It’s my birthday and I’m feelin’ good

I just woke up this morning, and I started the day with a warm glow. I feel happy, proud, hopeful, and grateful. Today is thanks to all that others have done to keep me alive; today I am proud of all I have accomplished, all that I have done to take care of myself and keep myself alive from one day to the next; today I accept another number after “I am”– a badge of courage, a badge of success, a badge of survival. I’m even proud of my mistakes today; you know why? Because I lived through them, I learned from them, and they helped make me who I am today. This morning I’m awash with a feeling of acceptance about my whole life– all the good times, bad times, successes, failures, finds, losses, smiles, tears… every moment of my life so far has brought me to this point, and look! I’m alive, I’m happy, I’m hopeful, and I’m grateful.

Today is a celebration of my mother’s carriage of me to term — of her decision to have me — and of her successful birth of me. My mother died last October, but if she were still alive, she would once again say, “today is my birth day,” and she would be beaming with pride in me and love for me. Well, mom’s not here this year, but I’m loving myself for her. I’m proud of myself for her. She and my father and God and everything-and-everyone made me. Today is a celebration of me– this unique individual, this creature, this person. There is not, never has been, nor never will be anyone else exactly like me. I’m special, I’m loved, and I love myself.
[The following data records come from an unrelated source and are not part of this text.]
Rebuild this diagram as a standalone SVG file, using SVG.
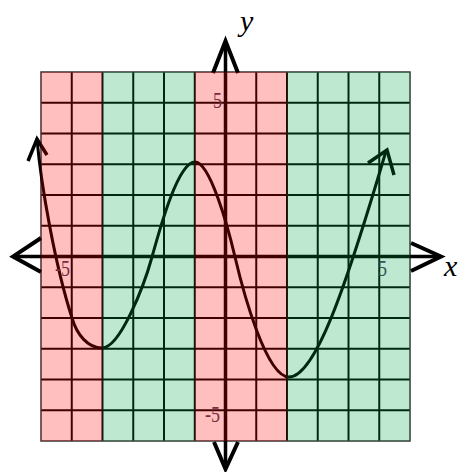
<svg xmlns="http://www.w3.org/2000/svg" width="459" height="472" viewBox="0 0 459 472">
  <style>
    .grid line { stroke: #000; stroke-width: 2; }
    .border { fill: none; stroke: #333; stroke-width: 1.5; }
    .axis { stroke: #000; stroke-width: 3.5; fill: none; }
    .head { stroke: #000; stroke-width: 4; fill: none; stroke-linejoin: miter; stroke-linecap: butt; }
    .curve { stroke: #000; stroke-width: 3; fill: none; stroke-linecap: round; stroke-linejoin: round; }
    .tick { font-family: "Liberation Serif", "Times New Roman", serif; font-size: 18px; fill: #4a3a55; }
    .var { font-family: "Liberation Serif", "Times New Roman", serif; font-style: italic; font-size: 30px; fill: #000; }
    .red { fill: rgb(255,0,0); fill-opacity: 0.25; }
    .green { fill: rgb(0,164,68); fill-opacity: 0.25; }
  </style>
  <rect x="0" y="0" width="459" height="472" fill="#fff"/>
  <g id="grid" class="grid">
    <line x1="71.75" y1="72" x2="71.75" y2="441"/>
    <line x1="102.5" y1="72" x2="102.5" y2="441"/>
    <line x1="133.25" y1="72" x2="133.25" y2="441"/>
    <line x1="164" y1="72" x2="164" y2="441"/>
    <line x1="194.75" y1="72" x2="194.75" y2="441"/>
    <line x1="256.25" y1="72" x2="256.25" y2="441"/>
    <line x1="287" y1="72" x2="287" y2="441"/>
    <line x1="317.75" y1="72" x2="317.75" y2="441"/>
    <line x1="348.5" y1="72" x2="348.5" y2="441"/>
    <line x1="379.25" y1="72" x2="379.25" y2="441"/>
    <line x1="41" y1="102.75" x2="410" y2="102.75"/>
    <line x1="41" y1="133.5" x2="410" y2="133.5"/>
    <line x1="41" y1="164.25" x2="410" y2="164.25"/>
    <line x1="41" y1="195" x2="410" y2="195"/>
    <line x1="41" y1="225.75" x2="410" y2="225.75"/>
    <line x1="41" y1="287.25" x2="410" y2="287.25"/>
    <line x1="41" y1="318" x2="410" y2="318"/>
    <line x1="41" y1="348.75" x2="410" y2="348.75"/>
    <line x1="41" y1="379.5" x2="410" y2="379.5"/>
    <line x1="41" y1="410.25" x2="410" y2="410.25"/>
    <rect class="border" x="41" y="72" width="369" height="369"/>
  </g>
  <g id="axes">
    <line class="axis" x1="14" y1="256.5" x2="440" y2="256.5"/>
    <line class="axis" x1="225.5" y1="42" x2="225.5" y2="468"/>
    <polyline class="head" points="41,238 13,256.5 41,272"/>
    <polyline class="head" points="411,243 441,256.5 411,271"/>
    <polyline class="head" points="213,73 225.5,41 238,73"/>
    <polyline class="head" points="214,442 225.5,469 238,442"/>
  </g>
  <g id="curve">
    <path class="curve" d="M37,139 C41,185 55,265 72,318 C77,335 88,348 102,348 C120,348 144,286 152,257 C160,228 178,162 195,162 C210,162 228,227 235,257 C243,291 266,377 289,377 C315,377 345,290 386,151"/>
    <polyline class="head" points="28,161 37,139 47,155" style="stroke-width:3.5"/>
    <polyline class="head" points="368,163 387,150 394,175" style="stroke-width:3.5"/>
  </g>
  <g id="ticks">
    <text class="tick" transform="translate(213,108) scale(1,1.3)">5</text>
    <text class="tick" transform="translate(378,276) scale(1,1.3)">5</text>
    <text class="tick" transform="translate(205,422) scale(1,1.3)">-5</text>
    <text class="tick" transform="translate(55,276) scale(1,1.3)">-5</text>
  </g>
  <g id="bands">
    <rect class="red" x="41" y="72" width="61.5" height="369"/>
    <rect class="green" x="102.5" y="72" width="92.25" height="369"/>
    <rect class="red" x="194.75" y="72" width="92.25" height="369"/>
    <rect class="green" x="287" y="72" width="123" height="369"/>
  </g>
  <g id="labels">
    <text class="var" x="240" y="31">y</text>
    <text class="var" x="444" y="276">x</text>
  </g>
</svg>
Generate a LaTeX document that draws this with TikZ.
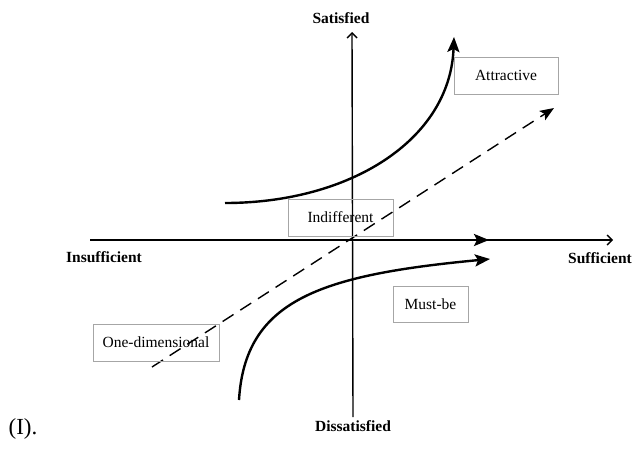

Today is a very good day.

I remember a time before… yet where are we now?

I started thinking tonight about how I remembered a time before every town — nay, every corner — had a Walgreen, Walmart, Starbucks, CVS, Dollar General, QT, 7-11 (are there 7-11’s anymore?), Circle K, etc. Then I realized it was September 11th and it would be wrong not to add that to the mix. Well, this is not a Nine Eleven post, but it’s on 9/11, so I will add to this that, unlike anyone eleven years old or younger today, I remember a time before 9/11. I remember a time when we called the World Trade Center the twin towers. I remember when Philippe Petit walked between them on a tightrope. I remember a time before the twin towers. I remember a time before motion screen billboards. I remember a time before wrap billboards. I remember a time when billboards were rolled out in paper and the strips had to line up just so. I remember a time before Apple. I remember a time before Microsoft. I remember a time before the iPhone, the iPad, Google, AOL, Facebook, Twitter, Quora (I don’t even use Quora), social media, sexual harassment (as a term)… although I remember hearing a joke about Catholic priests and choir boys at summer camp when I was 10,  in 1977, just before this movie called Star Wars came out. So let’s say I remember a time before people said they were shocked that Roman Catholic priests were molesting and raping boys– I remember when it was so well-known there were jokes about it. Hypocrites.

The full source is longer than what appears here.